- **DATASET EXTRACT**:
===

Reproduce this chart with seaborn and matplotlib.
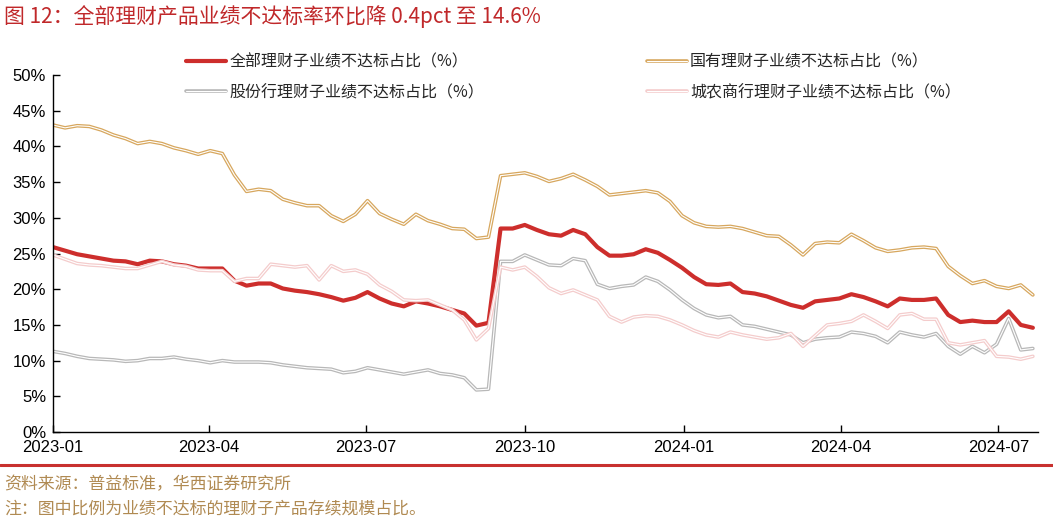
import pandas as pd
import matplotlib.pyplot as plt
import matplotlib.patheffects as pe
import seaborn as sns

# weekly observations, 2023-01 .. 2024-07
dates = pd.date_range('2023-01-06', periods=82, freq='7D')

all_wm = [25.9, 25.4, 24.9, 24.6, 24.3, 24.0, 23.9, 23.5, 24.0, 23.9,
          23.5, 23.3, 22.9, 22.9, 22.9, 21.2, 20.5, 20.8, 20.8, 20.1,
          19.8, 19.6, 19.3, 18.9, 18.4, 18.8, 19.6, 18.7, 18.0, 17.6,
          18.3, 18.0, 17.6, 17.1, 16.6, 14.9, 15.3, 28.5, 28.5, 29.0,
          28.3, 27.7, 27.5, 28.3, 27.7, 25.9, 24.7, 24.7, 24.9, 25.6,
          25.1, 24.1, 23.0, 21.7, 20.7, 20.6, 20.8, 19.6, 19.4, 19.0,
          18.4, 17.8, 17.4, 18.3, 18.5, 18.7, 19.3, 18.9, 18.3, 17.6,
          18.7, 18.5, 18.5, 18.7, 16.4, 15.4, 15.6, 15.4, 15.4, 16.9,
          15.0, 14.6]

state_owned = [43.0, 42.6, 42.9, 42.8, 42.3, 41.6, 41.1, 40.4, 40.7, 40.4,
               39.8, 39.4, 38.9, 39.4, 39.0, 36.0, 33.7, 34.0, 33.8, 32.6,
               32.1, 31.7, 31.7, 30.3, 29.5, 30.5, 32.4, 30.6, 29.8, 29.1,
               30.5, 29.6, 29.1, 28.5, 28.4, 27.1, 27.3, 35.9, 36.1, 36.3,
               35.8, 35.1, 35.5, 36.1, 35.3, 34.4, 33.2, 33.4, 33.6, 33.8,
               33.5, 32.3, 30.3, 29.3, 28.8, 28.7, 28.8, 28.5, 28.0, 27.5,
               27.4, 26.2, 24.8, 26.4, 26.6, 26.5, 27.7, 26.8, 25.8, 25.3,
               25.5, 25.8, 25.9, 25.7, 23.2, 21.9, 20.8, 21.2, 20.4, 20.1,
               20.6, 19.2]

joint_stock = [11.3, 11.0, 10.6, 10.3, 10.2, 10.1, 9.9, 10.0, 10.3, 10.3,
               10.5, 10.2, 10.0, 9.7, 10.0, 9.8, 9.8, 9.8, 9.7, 9.4,
               9.2, 9.0, 8.9, 8.8, 8.3, 8.5, 9.0, 8.7, 8.4, 8.1,
               8.4, 8.7, 8.2, 8.0, 7.6, 5.9, 6.0, 23.9, 23.9, 24.8,
               24.1, 23.4, 23.3, 24.3, 24.0, 20.7, 20.1, 20.4, 20.6, 21.7,
               21.1, 19.9, 18.5, 17.3, 16.4, 16.0, 16.2, 15.0, 14.8, 14.4,
               14.0, 13.6, 12.5, 13.0, 13.2, 13.3, 14.0, 13.8, 13.4, 12.5,
               14.0, 13.6, 13.3, 13.8, 12.0, 10.9, 12.0, 11.1, 12.3, 15.9,
               11.5, 11.7]

city_comm = [24.8, 24.2, 23.6, 23.4, 23.3, 23.1, 22.9, 22.9, 23.4, 23.9,
             23.4, 23.2, 22.7, 22.6, 22.6, 21.1, 21.5, 21.5, 23.5, 23.3,
             23.1, 23.3, 21.3, 23.3, 22.5, 22.7, 22.1, 20.6, 19.7, 18.5,
             18.4, 18.5, 17.8, 17.1, 15.7, 12.9, 14.5, 23.1, 22.7, 23.1,
             21.8, 20.2, 19.4, 19.9, 19.2, 18.5, 16.2, 15.4, 16.1, 16.3,
             16.2, 15.7, 15.0, 14.2, 13.6, 13.3, 14.0, 13.6, 13.3, 13.0,
             13.2, 13.8, 12.0, 13.5, 15.0, 15.2, 15.5, 16.4, 15.5, 14.5,
             16.4, 16.6, 15.8, 15.8, 12.5, 12.2, 12.5, 12.8, 10.6, 10.5,
             10.2, 10.6]

labels = ['全部理财子业绩不达标占比（%）', '国有理财子业绩不达标占比（%）',
          '股份行理财子业绩不达标占比（%）', '城农商行理财子业绩不达标占比（%）']

df = pd.DataFrame({'date': dates, 'all': all_wm, 'state': state_owned,
                   'joint': joint_stock, 'city': city_comm})

sns.set_theme(style='white')
plt.rcParams['font.family'] = ['Liberation Sans', 'Noto Sans CJK SC', 'DejaVu Sans']
plt.rcParams['axes.unicode_minus'] = False

fig = plt.figure(figsize=(10.53, 5.21), dpi=100)
ax = fig.add_axes([0.0503, 0.1708, 0.9355, 0.6852])

RED = '#CD2E2C'


def double_line(col, color, label):
    sns.lineplot(data=df, x='date', y=col, ax=ax, color='white', linewidth=0.8,
                 label=label,
                 path_effects=[pe.Stroke(linewidth=2.6, foreground=color), pe.Normal()])


sns.lineplot(data=df, x='date', y='all', ax=ax, color=RED, linewidth=3.0, label=labels[0])
double_line('state', '#D7A75E', labels[1])
double_line('joint', '#B8B8B8', labels[2])
double_line('city', '#F4CCCC', labels[3])

ax.set_ylim(0, 50)
ax.set_yticks(range(0, 51, 5))
ax.set_yticklabels([f'{v}%' for v in range(0, 51, 5)])
ticks = [dates[0] + pd.DateOffset(months=3 * k) for k in range(7)]
ax.set_xticks(ticks)
ax.set_xticklabels([t.strftime('%Y-%m') for t in ticks])
ax.set_xlim(dates[0], dates[-1] + pd.Timedelta(days=3))
ax.set_xlabel('')
ax.set_ylabel('')

for s in ['top', 'right']:
    ax.spines[s].set_visible(False)
for s in ['left', 'bottom']:
    ax.spines[s].set_color('black')
    ax.spines[s].set_linewidth(1.0)
ax.tick_params(axis='both', direction='in', length=5, width=1, colors='black',
               labelsize=12, labelcolor='black')
ax.tick_params(axis='x', pad=6)
ax.tick_params(axis='y', pad=5)
ax.tick_params(left=True, bottom=True)

h, l = ax.get_legend_handles_labels()
ax.get_legend().remove()
order = [0, 2, 1, 3]
fig.legend([h[i] for i in order], [l[i] for i in order], loc='upper left',
           bbox_to_anchor=(0.163, 0.925), ncol=2, frameon=False,
           prop={'family': ['Noto Sans CJK SC'], 'size': 11.5},
           handlelength=2.5, handletextpad=0.2, columnspacing=10.2, labelspacing=0.85)

fig.text(0.004, 0.968, '图 12：全部理财产品业绩不达标率环比降 0.4pct 至 14.6%',
         color='#C0282A', fontsize=15, va='center', ha='left',
         family=['Noto Sans CJK SC', 'DejaVu Sans'])

fig.add_artist(plt.Line2D([0, 1], [1 - 465 / 521] * 2, color='#C8312F', linewidth=2.2,
                          transform=fig.transFigure))
fig.text(0.004, 1 - 484 / 521, '资料来源：普益标准，华西证券研究所', color='#B08A52',
         fontsize=12.2, va='center', ha='left', family=['Noto Sans CJK SC'])
fig.text(0.004, 1 - 508 / 521, '注：图中比例为业绩不达标的理财子产品存续规模占比。', color='#B08A52',
         fontsize=12.2, va='center', ha='left', family=['Noto Sans CJK SC'])

fig.savefig('out.png', dpi=100)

===

- **EXERCISE AIM**: Quote, exactly and only, the lines from the first line of the data above through the line containing "15.0, 14.6]". The pictures do not belong in it.

- **TASK OUTPUT**:
Reproduce this chart with seaborn and matplotlib.
import pandas as pd
import matplotlib.pyplot as plt
import matplotlib.patheffects as pe
import seaborn as sns

# weekly observations, 2023-01 .. 2024-07
dates = pd.date_range('2023-01-06', periods=82, freq='7D')

all_wm = [25.9, 25.4, 24.9, 24.6, 24.3, 24.0, 23.9, 23.5, 24.0, 23.9,
          23.5, 23.3, 22.9, 22.9, 22.9, 21.2, 20.5, 20.8, 20.8, 20.1,
          19.8, 19.6, 19.3, 18.9, 18.4, 18.8, 19.6, 18.7, 18.0, 17.6,
          18.3, 18.0, 17.6, 17.1, 16.6, 14.9, 15.3, 28.5, 28.5, 29.0,
          28.3, 27.7, 27.5, 28.3, 27.7, 25.9, 24.7, 24.7, 24.9, 25.6,
          25.1, 24.1, 23.0, 21.7, 20.7, 20.6, 20.8, 19.6, 19.4, 19.0,
          18.4, 17.8, 17.4, 18.3, 18.5, 18.7, 19.3, 18.9, 18.3, 17.6,
          18.7, 18.5, 18.5, 18.7, 16.4, 15.4, 15.6, 15.4, 15.4, 16.9,
          15.0, 14.6]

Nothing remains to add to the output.